— begin —

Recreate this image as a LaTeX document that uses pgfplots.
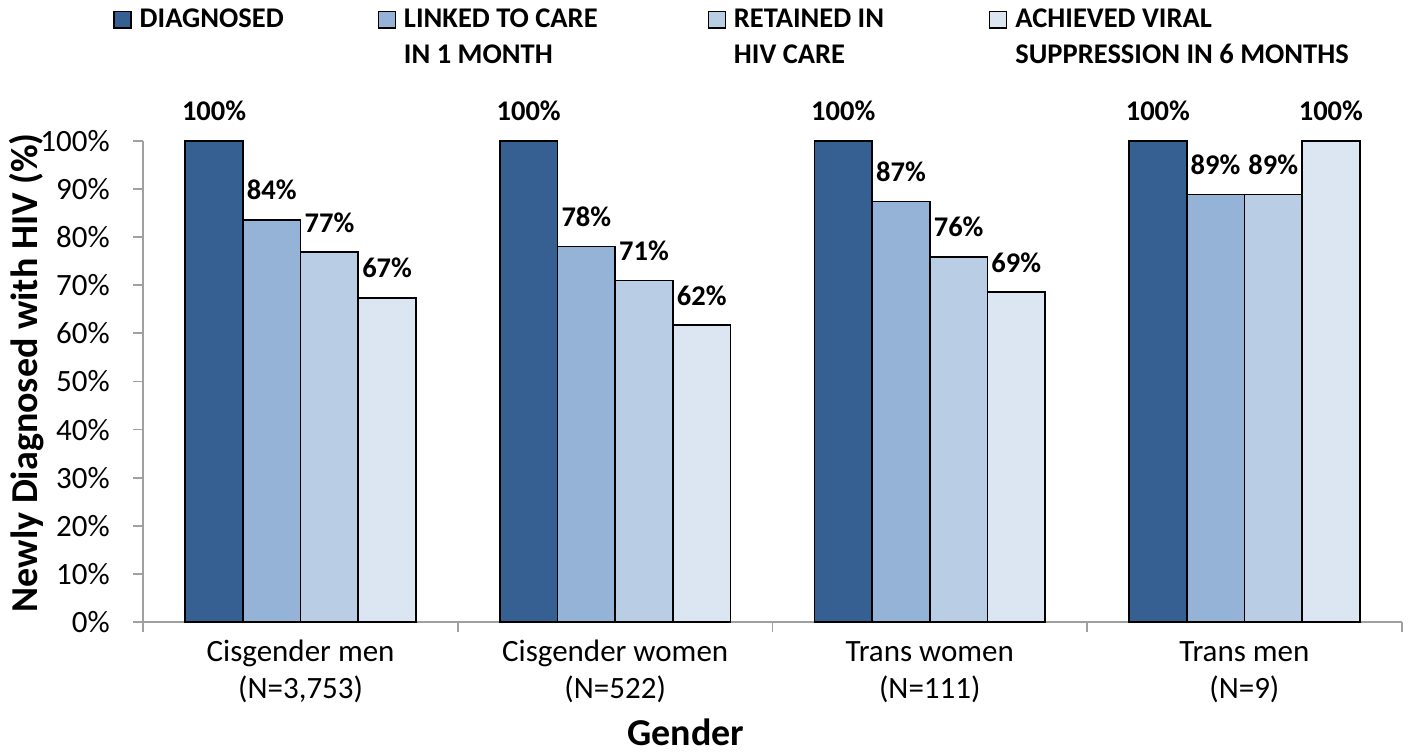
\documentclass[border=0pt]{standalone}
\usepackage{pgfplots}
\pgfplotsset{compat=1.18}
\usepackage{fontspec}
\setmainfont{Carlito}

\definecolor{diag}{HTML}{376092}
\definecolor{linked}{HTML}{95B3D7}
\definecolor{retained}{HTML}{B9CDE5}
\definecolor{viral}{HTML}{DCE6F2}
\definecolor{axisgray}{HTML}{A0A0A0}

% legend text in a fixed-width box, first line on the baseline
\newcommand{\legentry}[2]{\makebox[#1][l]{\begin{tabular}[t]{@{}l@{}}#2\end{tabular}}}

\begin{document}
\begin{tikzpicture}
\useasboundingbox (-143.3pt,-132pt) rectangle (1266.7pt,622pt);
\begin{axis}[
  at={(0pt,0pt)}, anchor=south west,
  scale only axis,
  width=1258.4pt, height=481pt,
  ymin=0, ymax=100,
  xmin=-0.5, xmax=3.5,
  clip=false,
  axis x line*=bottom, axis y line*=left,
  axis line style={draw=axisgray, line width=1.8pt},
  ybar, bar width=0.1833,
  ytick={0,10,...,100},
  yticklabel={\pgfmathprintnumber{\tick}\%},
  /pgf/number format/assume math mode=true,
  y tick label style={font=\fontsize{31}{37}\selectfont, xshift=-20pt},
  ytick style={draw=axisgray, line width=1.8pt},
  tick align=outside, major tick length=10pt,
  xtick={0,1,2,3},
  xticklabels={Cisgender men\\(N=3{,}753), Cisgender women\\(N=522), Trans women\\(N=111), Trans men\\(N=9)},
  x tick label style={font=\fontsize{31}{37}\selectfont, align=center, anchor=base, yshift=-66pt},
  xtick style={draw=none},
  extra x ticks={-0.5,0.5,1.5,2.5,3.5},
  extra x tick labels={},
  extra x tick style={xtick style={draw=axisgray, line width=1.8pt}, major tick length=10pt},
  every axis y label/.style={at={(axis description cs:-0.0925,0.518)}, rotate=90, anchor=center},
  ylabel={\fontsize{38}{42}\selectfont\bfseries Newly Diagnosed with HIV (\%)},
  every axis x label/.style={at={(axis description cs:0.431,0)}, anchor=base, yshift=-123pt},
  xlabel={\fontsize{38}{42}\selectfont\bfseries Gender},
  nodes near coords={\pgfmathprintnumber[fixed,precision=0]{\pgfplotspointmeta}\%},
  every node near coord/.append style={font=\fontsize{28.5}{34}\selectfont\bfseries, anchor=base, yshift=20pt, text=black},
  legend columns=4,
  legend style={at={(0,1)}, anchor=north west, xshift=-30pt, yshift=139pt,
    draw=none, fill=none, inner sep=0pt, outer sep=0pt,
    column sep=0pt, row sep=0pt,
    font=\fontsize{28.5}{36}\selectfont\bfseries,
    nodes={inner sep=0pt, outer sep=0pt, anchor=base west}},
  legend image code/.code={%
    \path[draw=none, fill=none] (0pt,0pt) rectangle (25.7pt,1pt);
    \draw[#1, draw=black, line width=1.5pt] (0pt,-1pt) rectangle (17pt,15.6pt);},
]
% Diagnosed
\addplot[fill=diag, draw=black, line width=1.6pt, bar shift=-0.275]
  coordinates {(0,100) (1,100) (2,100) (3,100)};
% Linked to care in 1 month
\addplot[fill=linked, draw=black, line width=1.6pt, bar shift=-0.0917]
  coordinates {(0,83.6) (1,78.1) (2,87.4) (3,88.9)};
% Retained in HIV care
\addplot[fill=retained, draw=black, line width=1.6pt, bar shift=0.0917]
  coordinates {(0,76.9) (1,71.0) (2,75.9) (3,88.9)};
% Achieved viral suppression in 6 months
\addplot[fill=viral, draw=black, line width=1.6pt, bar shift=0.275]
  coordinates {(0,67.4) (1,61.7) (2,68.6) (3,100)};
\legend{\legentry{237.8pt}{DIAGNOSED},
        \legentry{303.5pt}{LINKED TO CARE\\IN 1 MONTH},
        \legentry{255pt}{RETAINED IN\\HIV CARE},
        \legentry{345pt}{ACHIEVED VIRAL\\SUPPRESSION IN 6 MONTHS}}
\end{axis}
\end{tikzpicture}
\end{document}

— end —

Restate the whole listing above exactly, please, omitting every image.

Recreate this image as a LaTeX document that uses pgfplots.
\documentclass[border=0pt]{standalone}
\usepackage{pgfplots}
\pgfplotsset{compat=1.18}
\usepackage{fontspec}
\setmainfont{Carlito}

\definecolor{diag}{HTML}{376092}
\definecolor{linked}{HTML}{95B3D7}
\definecolor{retained}{HTML}{B9CDE5}
\definecolor{viral}{HTML}{DCE6F2}
\definecolor{axisgray}{HTML}{A0A0A0}

% legend text in a fixed-width box, first line on the baseline
\newcommand{\legentry}[2]{\makebox[#1][l]{\begin{tabular}[t]{@{}l@{}}#2\end{tabular}}}

\begin{document}
\begin{tikzpicture}
\useasboundingbox (-143.3pt,-132pt) rectangle (1266.7pt,622pt);
\begin{axis}[
  at={(0pt,0pt)}, anchor=south west,
  scale only axis,
  width=1258.4pt, height=481pt,
  ymin=0, ymax=100,
  xmin=-0.5, xmax=3.5,
  clip=false,
  axis x line*=bottom, axis y line*=left,
  axis line style={draw=axisgray, line width=1.8pt},
  ybar, bar width=0.1833,
  ytick={0,10,...,100},
  yticklabel={\pgfmathprintnumber{\tick}\%},
  /pgf/number format/assume math mode=true,
  y tick label style={font=\fontsize{31}{37}\selectfont, xshift=-20pt},
  ytick style={draw=axisgray, line width=1.8pt},
  tick align=outside, major tick length=10pt,
  xtick={0,1,2,3},
  xticklabels={Cisgender men\\(N=3{,}753), Cisgender women\\(N=522), Trans women\\(N=111), Trans men\\(N=9)},
  x tick label style={font=\fontsize{31}{37}\selectfont, align=center, anchor=base, yshift=-66pt},
  xtick style={draw=none},
  extra x ticks={-0.5,0.5,1.5,2.5,3.5},
  extra x tick labels={},
  extra x tick style={xtick style={draw=axisgray, line width=1.8pt}, major tick length=10pt},
  every axis y label/.style={at={(axis description cs:-0.0925,0.518)}, rotate=90, anchor=center},
  ylabel={\fontsize{38}{42}\selectfont\bfseries Newly Diagnosed with HIV (\%)},
  every axis x label/.style={at={(axis description cs:0.431,0)}, anchor=base, yshift=-123pt},
  xlabel={\fontsize{38}{42}\selectfont\bfseries Gender},
  nodes near coords={\pgfmathprintnumber[fixed,precision=0]{\pgfplotspointmeta}\%},
  every node near coord/.append style={font=\fontsize{28.5}{34}\selectfont\bfseries, anchor=base, yshift=20pt, text=black},
  legend columns=4,
  legend style={at={(0,1)}, anchor=north west, xshift=-30pt, yshift=139pt,
    draw=none, fill=none, inner sep=0pt, outer sep=0pt,
    column sep=0pt, row sep=0pt,
    font=\fontsize{28.5}{36}\selectfont\bfseries,
    nodes={inner sep=0pt, outer sep=0pt, anchor=base west}},
  legend image code/.code={%
    \path[draw=none, fill=none] (0pt,0pt) rectangle (25.7pt,1pt);
    \draw[#1, draw=black, line width=1.5pt] (0pt,-1pt) rectangle (17pt,15.6pt);},
]
% Diagnosed
\addplot[fill=diag, draw=black, line width=1.6pt, bar shift=-0.275]
  coordinates {(0,100) (1,100) (2,100) (3,100)};
% Linked to care in 1 month
\addplot[fill=linked, draw=black, line width=1.6pt, bar shift=-0.0917]
  coordinates {(0,83.6) (1,78.1) (2,87.4) (3,88.9)};
% Retained in HIV care
\addplot[fill=retained, draw=black, line width=1.6pt, bar shift=0.0917]
  coordinates {(0,76.9) (1,71.0) (2,75.9) (3,88.9)};
% Achieved viral suppression in 6 months
\addplot[fill=viral, draw=black, line width=1.6pt, bar shift=0.275]
  coordinates {(0,67.4) (1,61.7) (2,68.6) (3,100)};
\legend{\legentry{237.8pt}{DIAGNOSED},
        \legentry{303.5pt}{LINKED TO CARE\\IN 1 MONTH},
        \legentry{255pt}{RETAINED IN\\HIV CARE},
        \legentry{345pt}{ACHIEVED VIRAL\\SUPPRESSION IN 6 MONTHS}}
\end{axis}
\end{tikzpicture}
\end{document}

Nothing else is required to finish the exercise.